Unless it’s Yahweh building the house,
The work is pointless.
Unless it’s Yahweh protecting the city,
The security guards might as well go home.
What’s the point of getting up early
Or staying up late,
Working hard for the wage
Of working hard again the next day?
(Everyday Psalms, Psalm 127, page 297)
When my oldest son was two-years-old, I struggled to find work and finally found a job framing houses. So every morning, I’d get up and pull on my work clothes and boots. I’d put on my yellow rain slicker (we were living in Seattle after all) and grab my tool belt and circular saw. And my son did the same, with his own boots and slicker, toy tool belt and toy circular saw. While I saw my job as something to barely keep my family afloat, he saw it as magical. He wanted with all his heart to join me in what I was doing.
God is a worker. He makes things and fixes things (which is what creation and salvation are all about.). But he doesn’t do them alone. Like the good Father he is, he invites his children to join him in the work he’s doing in the world. Sure, he could do it all himself. But he takes joy in having us participate in his work with him. Another way to say the word “disciple” is “apprentice.” And we are in apprenticeship to God.
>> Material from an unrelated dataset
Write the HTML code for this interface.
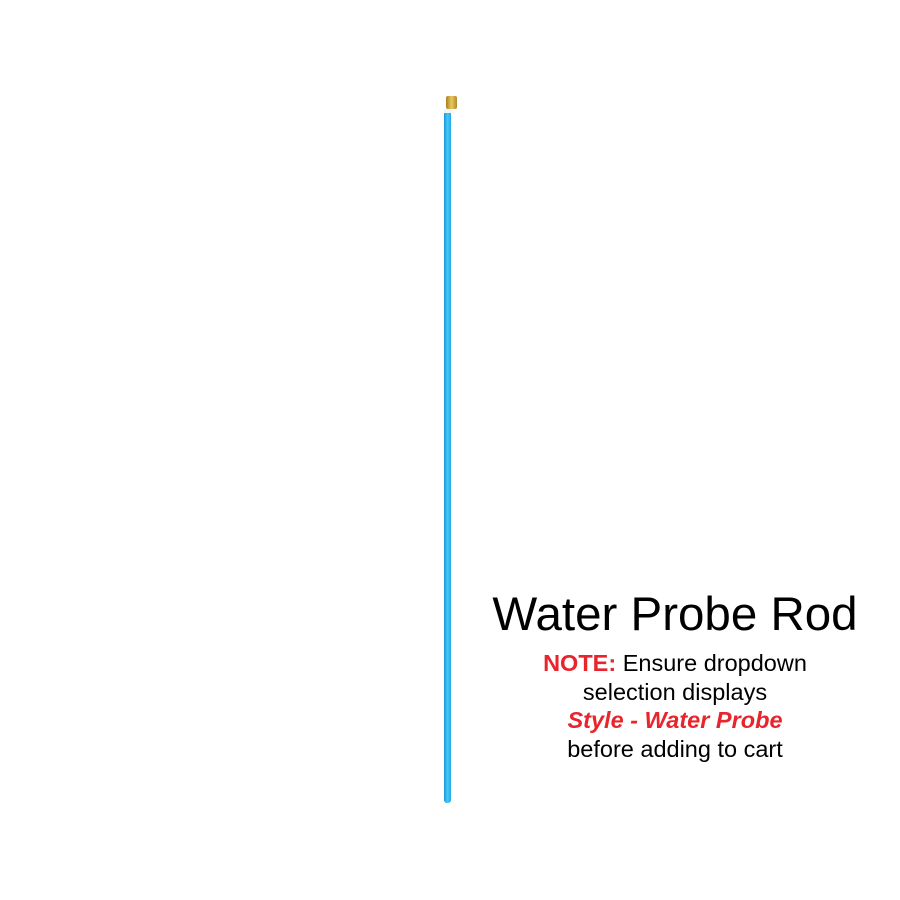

Too often, however, we get things backward. We think we need to get God to join us in our work, rather than joining God in his work. It’s no wonder we get this backward, since work is one of the most God-like things we do as we impose our wills on the world around us. But a simple look at the Hebrew way of counting time disabuses us of our power grab.
The Bible begins with God at work, creating the heavens and the earth. Humans don’t even show up till the sixth day — talk about showing up late! But even before that we see how days are divided: “And there was evening and there was morning …” The day starts as the sun goes down and as we head to bed. The first thing you and I do each day is go to sleep. Meanwhile, God is at work. So when we rise in the morning, we shouldn’t say, “God, I’ve got a million things to do today, please bless them.” Instead, we should say, “God, you’ve been working while I’ve been sleeping. Thank you for inviting me to join you in the work you’re doing. I don’t want to mess up anything you’ve been working on, so please give me good eyes to see what you’ve been doing so I can join in instead of disrupting your good work.”
The way we pray about our work changes everything. This isn’t drudgery. This is participation. God is doing something in the world and we get the privilege of joining him in doing it, even in what we do for work, even when that work isn’t even remotely “spiritual” or church related. Paul offered this same perspective to those whose work was compelled from them in slavery: “Whatever you do, work at it with all your heart, as working for the Lord, not for human masters, since you know that you will receive an inheritance from the Lord as a reward. It is the Lord Christ you are serving (Col. 3:23-24). Yes, even those compelled to work can somehow join God in what he is doing, knowing our real wages come from him ultimately.
And so we join in the prayer Moses prayed at the end of Psalm 90:
Smile lovingly on us, Lord our God.
And give us good and meaningful work to do.
Yes, give us good and meaningful work to do.
(Everyday Psalms, Psalm 90, page 211)
Prayer: Thank you for the gift of meaningful work to do, Lord. There are times I want to quit. But you have invited me to join you in what you’re doing in the world, making and fixing people and things. I am honored that you would let me get in on what you’re doing, risking that I might mess things up in the process. So bless my work for I am blessed to do it with and for you. In Jesus. Amen.